#### [DATA SHOWN]
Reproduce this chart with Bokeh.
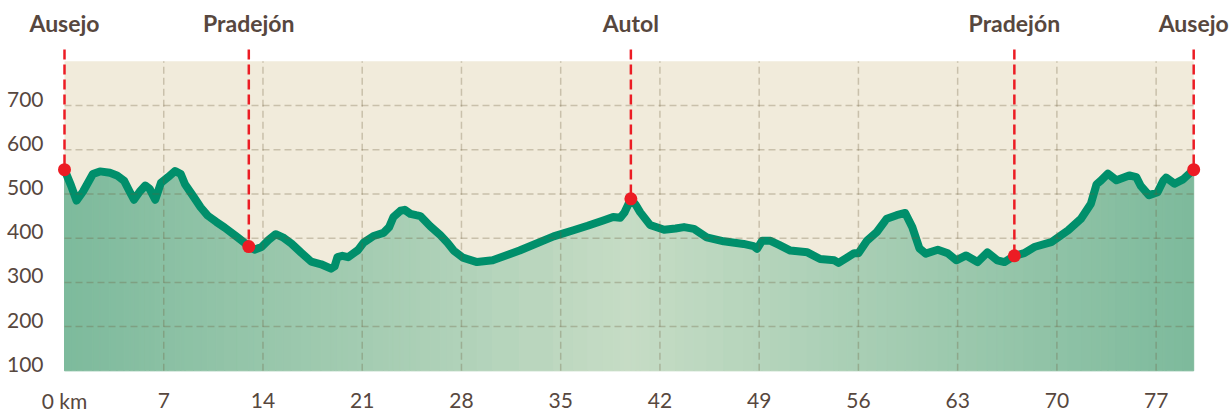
from bokeh.plotting import figure
from bokeh.models import Range1d
from bokeh.core.properties import value
from bokeh.embed import file_html
from bokeh.resources import INLINE

# ---------------- data ----------------
km = [0.0, 0.45, 0.85, 1.3, 2.0, 2.5, 3.2, 3.7, 4.2, 4.6, 4.9, 5.3, 5.7, 6.0, 6.4, 6.8,
      7.3, 7.8, 8.2, 8.5, 9.1, 9.6, 10.1, 10.7, 11.3, 12.2, 13.0, 13.4, 13.9, 14.4, 14.9,
      15.4, 16.0, 16.7, 17.4, 18.1, 18.8, 19.05, 19.25, 19.6, 20.0, 20.7, 21.1, 21.8, 22.5,
      22.9, 23.2, 23.7, 24.0, 24.4, 24.8, 25.1, 25.8, 26.5, 27.0, 27.45, 28.1, 29.1, 30.2,
      32.1, 34.5, 35.9, 36.9, 38.0, 38.7, 39.2, 39.5, 39.95, 40.3, 40.6, 41.3, 42.3, 43.1,
      43.7, 44.4, 45.3, 46.5, 47.9, 48.6, 48.85, 49.2, 49.8, 50.4, 51.2, 52.4, 53.3, 54.3,
      54.6, 55.2, 55.7, 56.0, 56.6, 57.3, 58.0, 58.7, 59.3, 59.8, 60.3, 60.75, 61.6, 62.3,
      62.9, 63.6, 64.4, 65.1, 65.8, 66.3, 67.0, 67.7, 68.4, 69.6, 70.8, 71.7, 72.4, 72.8,
      73.1, 73.6, 74.2, 75.1, 75.6, 75.9, 76.5, 77.1, 77.5, 77.7, 78.3, 78.9, 79.65]
elev = [555, 520, 485, 505, 545, 551, 548, 542, 530, 505, 487, 505, 519, 512, 487, 525,
        538, 552, 545, 522, 494, 470, 451, 437, 424, 402, 382, 374, 380, 396, 409,
        402, 388, 367, 347, 341, 331, 336, 357, 360, 357, 373, 390, 405, 412,
        425, 448, 462, 464, 455, 452, 450, 427, 407, 390, 372, 356, 346, 350,
        372, 404, 418, 428, 440, 448, 446, 458, 489, 475, 459, 430, 419, 422,
        425, 421, 402, 393, 387, 382, 376, 394, 394, 385, 372, 368, 353, 350,
        344, 356, 366, 366, 394, 414, 444, 452, 457, 425, 377, 365, 374, 366,
        350, 361, 346, 368, 350, 346, 360, 366, 380, 391, 418, 444, 478, 522,
        530, 546, 531, 542, 538, 519, 497, 504, 530, 537, 523, 533, 555]

place_names = ["Ausejo", "Pradejón", "Autol", "Pradejón", "Ausejo"]
place_km = [0.0, 13.0, 39.95, 67.0, 79.65]
place_elev = [555, 381, 489, 360, 555]

x_ticks = [0, 7, 14, 21, 28, 35, 42, 49, 56, 63, 70, 77]
x_tick_labels = ["0 km", "7", "14", "21", "28", "35", "42", "49", "56", "63", "70", "77"]
y_ticks = [100, 200, 300, 400, 500, 600, 700]
y_tick_labels = ["100", "200", "300", "400", "500", "600", "700"]
y_min, y_max = 100, 800

# ---------------- style / geometry ----------------
TEXT = "#57473e"
GREEN = "#008f6b"
RED = "#ec1c24"
BEIGE = "#f1ebdb"
GRID = "#6e5d3c"
EDGE = (125, 186, 156)
CENTER = (198, 220, 197)
FONT = "Lato"

PX_KM = 14.177       # pixels per km
PX_M = 0.4422        # pixels per metre
W, H = 1231, 412
ZERO_PX = 64         # canvas x of 0 km
TOP_PX = 60.8        # canvas y of the 800 m line
Y_LABEL_LIFT = 6.5   # px the y tick labels sit above their grid line

x_start = -ZERO_PX / PX_KM
x_end = x_start + W / PX_KM
y_top = y_max + TOP_PX / PX_M
y_bot = y_top - H / PX_M


def y_at(px):
    return y_top - px / PX_M


def x_at(px):
    return x_start + px / PX_KM


p = figure(width=W, height=H, x_range=Range1d(x_start, x_end), y_range=Range1d(y_bot, y_top),
           output_backend="svg", toolbar_location=None, title=None,
           x_axis_location=None, y_axis_location=None, min_border=0,
           background_fill_color="white", border_fill_color="white", outline_line_color=None)
p.grid.visible = False

# beige panel
p.quad(left=km[0], right=km[-1], bottom=y_min, top=y_max, fill_color=BEIGE, line_color=None)

# gradient area fill
mid = (km[0] + km[-1]) / 2
half = (km[-1] - km[0]) / 2
xs, ys, cols = [], [], []
for i in range(len(km) - 1):
    xs.append([km[i], km[i], km[i + 1], km[i + 1]])
    ys.append([y_min, elev[i], elev[i + 1], y_min])
    t = abs((km[i] + km[i + 1]) / 2 - mid) / half
    c = tuple(int(round(CENTER[k] + (EDGE[k] - CENTER[k]) * t)) for k in range(3))
    cols.append("#%02x%02x%02x" % c)
p.patches(xs=xs, ys=ys, fill_color=cols, line_color=cols, line_width=1)

# profile line
p.line(km, elev, line_color=GREEN, line_width=8, line_join="round", line_cap="round")

# grid lines (over the fill)
gx = x_ticks[1:]
p.segment(x0=gx, y0=y_min, x1=gx, y1=y_max, line_color=GRID, line_alpha=0.3,
          line_width=1.5, line_dash="7 4")
gy = y_ticks[1:]
p.segment(x0=km[0], y0=gy, x1=km[-1], y1=gy, line_color=GRID, line_alpha=0.3,
          line_width=1.5, line_dash="7 4")

# place markers
p.segment(x0=place_km, y0=y_at(49), x1=place_km, y1=place_elev, line_color=RED,
          line_width=2.5, line_dash="10 5")
p.scatter(place_km, place_elev, size=13, fill_color=RED, line_color=None)

# place names
p.text(x=place_km, y=[y_at(22)] * len(place_km), text=place_names, text_align="center",
       text_baseline="alphabetic", text_font=value(FONT), text_font_style="bold",
       text_font_size="23px", text_color=TEXT)

# y tick labels (just above their grid line)
p.text(x=[x_at(43)] * len(y_ticks), y=[v + Y_LABEL_LIFT / PX_M for v in y_ticks],
       text=y_tick_labels, text_align="right", text_baseline="alphabetic",
       text_font=value(FONT), text_font_size="21px", text_color=TEXT)

# x tick labels
p.text(x=x_ticks, y=[y_at(400)] * len(x_ticks), text=x_tick_labels, text_align="center",
       text_baseline="alphabetic", text_font=value(FONT), text_font_size="21px",
       text_color=TEXT)

open("out.html", "w").write(file_html(p, INLINE))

#### [EXERCISE REQUIREMENTS]
Repeat the material verbatim. Do not carry over any picture.

#### [TASK RESULT]
Reproduce this chart with Bokeh.
from bokeh.plotting import figure
from bokeh.models import Range1d
from bokeh.core.properties import value
from bokeh.embed import file_html
from bokeh.resources import INLINE

# ---------------- data ----------------
km = [0.0, 0.45, 0.85, 1.3, 2.0, 2.5, 3.2, 3.7, 4.2, 4.6, 4.9, 5.3, 5.7, 6.0, 6.4, 6.8,
      7.3, 7.8, 8.2, 8.5, 9.1, 9.6, 10.1, 10.7, 11.3, 12.2, 13.0, 13.4, 13.9, 14.4, 14.9,
      15.4, 16.0, 16.7, 17.4, 18.1, 18.8, 19.05, 19.25, 19.6, 20.0, 20.7, 21.1, 21.8, 22.5,
      22.9, 23.2, 23.7, 24.0, 24.4, 24.8, 25.1, 25.8, 26.5, 27.0, 27.45, 28.1, 29.1, 30.2,
      32.1, 34.5, 35.9, 36.9, 38.0, 38.7, 39.2, 39.5, 39.95, 40.3, 40.6, 41.3, 42.3, 43.1,
      43.7, 44.4, 45.3, 46.5, 47.9, 48.6, 48.85, 49.2, 49.8, 50.4, 51.2, 52.4, 53.3, 54.3,
      54.6, 55.2, 55.7, 56.0, 56.6, 57.3, 58.0, 58.7, 59.3, 59.8, 60.3, 60.75, 61.6, 62.3,
      62.9, 63.6, 64.4, 65.1, 65.8, 66.3, 67.0, 67.7, 68.4, 69.6, 70.8, 71.7, 72.4, 72.8,
      73.1, 73.6, 74.2, 75.1, 75.6, 75.9, 76.5, 77.1, 77.5, 77.7, 78.3, 78.9, 79.65]
elev = [555, 520, 485, 505, 545, 551, 548, 542, 530, 505, 487, 505, 519, 512, 487, 525,
        538, 552, 545, 522, 494, 470, 451, 437, 424, 402, 382, 374, 380, 396, 409,
        402, 388, 367, 347, 341, 331, 336, 357, 360, 357, 373, 390, 405, 412,
        425, 448, 462, 464, 455, 452, 450, 427, 407, 390, 372, 356, 346, 350,
        372, 404, 418, 428, 440, 448, 446, 458, 489, 475, 459, 430, 419, 422,
        425, 421, 402, 393, 387, 382, 376, 394, 394, 385, 372, 368, 353, 350,
        344, 356, 366, 366, 394, 414, 444, 452, 457, 425, 377, 365, 374, 366,
        350, 361, 346, 368, 350, 346, 360, 366, 380, 391, 418, 444, 478, 522,
        530, 546, 531, 542, 538, 519, 497, 504, 530, 537, 523, 533, 555]

place_names = ["Ausejo", "Pradejón", "Autol", "Pradejón", "Ausejo"]
place_km = [0.0, 13.0, 39.95, 67.0, 79.65]
place_elev = [555, 381, 489, 360, 555]

x_ticks = [0, 7, 14, 21, 28, 35, 42, 49, 56, 63, 70, 77]
x_tick_labels = ["0 km", "7", "14", "21", "28", "35", "42", "49", "56", "63", "70", "77"]
y_ticks = [100, 200, 300, 400, 500, 600, 700]
y_tick_labels = ["100", "200", "300", "400", "500", "600", "700"]
y_min, y_max = 100, 800

# ---------------- style / geometry ----------------
TEXT = "#57473e"
GREEN = "#008f6b"
RED = "#ec1c24"
BEIGE = "#f1ebdb"
GRID = "#6e5d3c"
EDGE = (125, 186, 156)
CENTER = (198, 220, 197)
FONT = "Lato"

PX_KM = 14.177       # pixels per km
PX_M = 0.4422        # pixels per metre
W, H = 1231, 412
ZERO_PX = 64         # canvas x of 0 km
TOP_PX = 60.8        # canvas y of the 800 m line
Y_LABEL_LIFT = 6.5   # px the y tick labels sit above their grid line

x_start = -ZERO_PX / PX_KM
x_end = x_start + W / PX_KM
y_top = y_max + TOP_PX / PX_M
y_bot = y_top - H / PX_M


def y_at(px):
    return y_top - px / PX_M


def x_at(px):
    return x_start + px / PX_KM


p = figure(width=W, height=H, x_range=Range1d(x_start, x_end), y_range=Range1d(y_bot, y_top),
           output_backend="svg", toolbar_location=None, title=None,
           x_axis_location=None, y_axis_location=None, min_border=0,
           background_fill_color="white", border_fill_color="white", outline_line_color=None)
p.grid.visible = False

# beige panel
p.quad(left=km[0], right=km[-1], bottom=y_min, top=y_max, fill_color=BEIGE, line_color=None)

# gradient area fill
mid = (km[0] + km[-1]) / 2
half = (km[-1] - km[0]) / 2
xs, ys, cols = [], [], []
for i in range(len(km) - 1):
    xs.append([km[i], km[i], km[i + 1], km[i + 1]])
    ys.append([y_min, elev[i], elev[i + 1], y_min])
    t = abs((km[i] + km[i + 1]) / 2 - mid) / half
    c = tuple(int(round(CENTER[k] + (EDGE[k] - CENTER[k]) * t)) for k in range(3))
    cols.append("#%02x%02x%02x" % c)
p.patches(xs=xs, ys=ys, fill_color=cols, line_color=cols, line_width=1)

# profile line
p.line(km, elev, line_color=GREEN, line_width=8, line_join="round", line_cap="round")

# grid lines (over the fill)
gx = x_ticks[1:]
p.segment(x0=gx, y0=y_min, x1=gx, y1=y_max, line_color=GRID, line_alpha=0.3,
          line_width=1.5, line_dash="7 4")
gy = y_ticks[1:]
p.segment(x0=km[0], y0=gy, x1=km[-1], y1=gy, line_color=GRID, line_alpha=0.3,
          line_width=1.5, line_dash="7 4")

# place markers
p.segment(x0=place_km, y0=y_at(49), x1=place_km, y1=place_elev, line_color=RED,
          line_width=2.5, line_dash="10 5")
p.scatter(place_km, place_elev, size=13, fill_color=RED, line_color=None)

# place names
p.text(x=place_km, y=[y_at(22)] * len(place_km), text=place_names, text_align="center",
       text_baseline="alphabetic", text_font=value(FONT), text_font_style="bold",
       text_font_size="23px", text_color=TEXT)

# y tick labels (just above their grid line)
p.text(x=[x_at(43)] * len(y_ticks), y=[v + Y_LABEL_LIFT / PX_M for v in y_ticks],
       text=y_tick_labels, text_align="right", text_baseline="alphabetic",
       text_font=value(FONT), text_font_size="21px", text_color=TEXT)

# x tick labels
p.text(x=x_ticks, y=[y_at(400)] * len(x_ticks), text=x_tick_labels, text_align="center",
       text_baseline="alphabetic", text_font=value(FONT), text_font_size="21px",
       text_color=TEXT)

open("out.html", "w").write(file_html(p, INLINE))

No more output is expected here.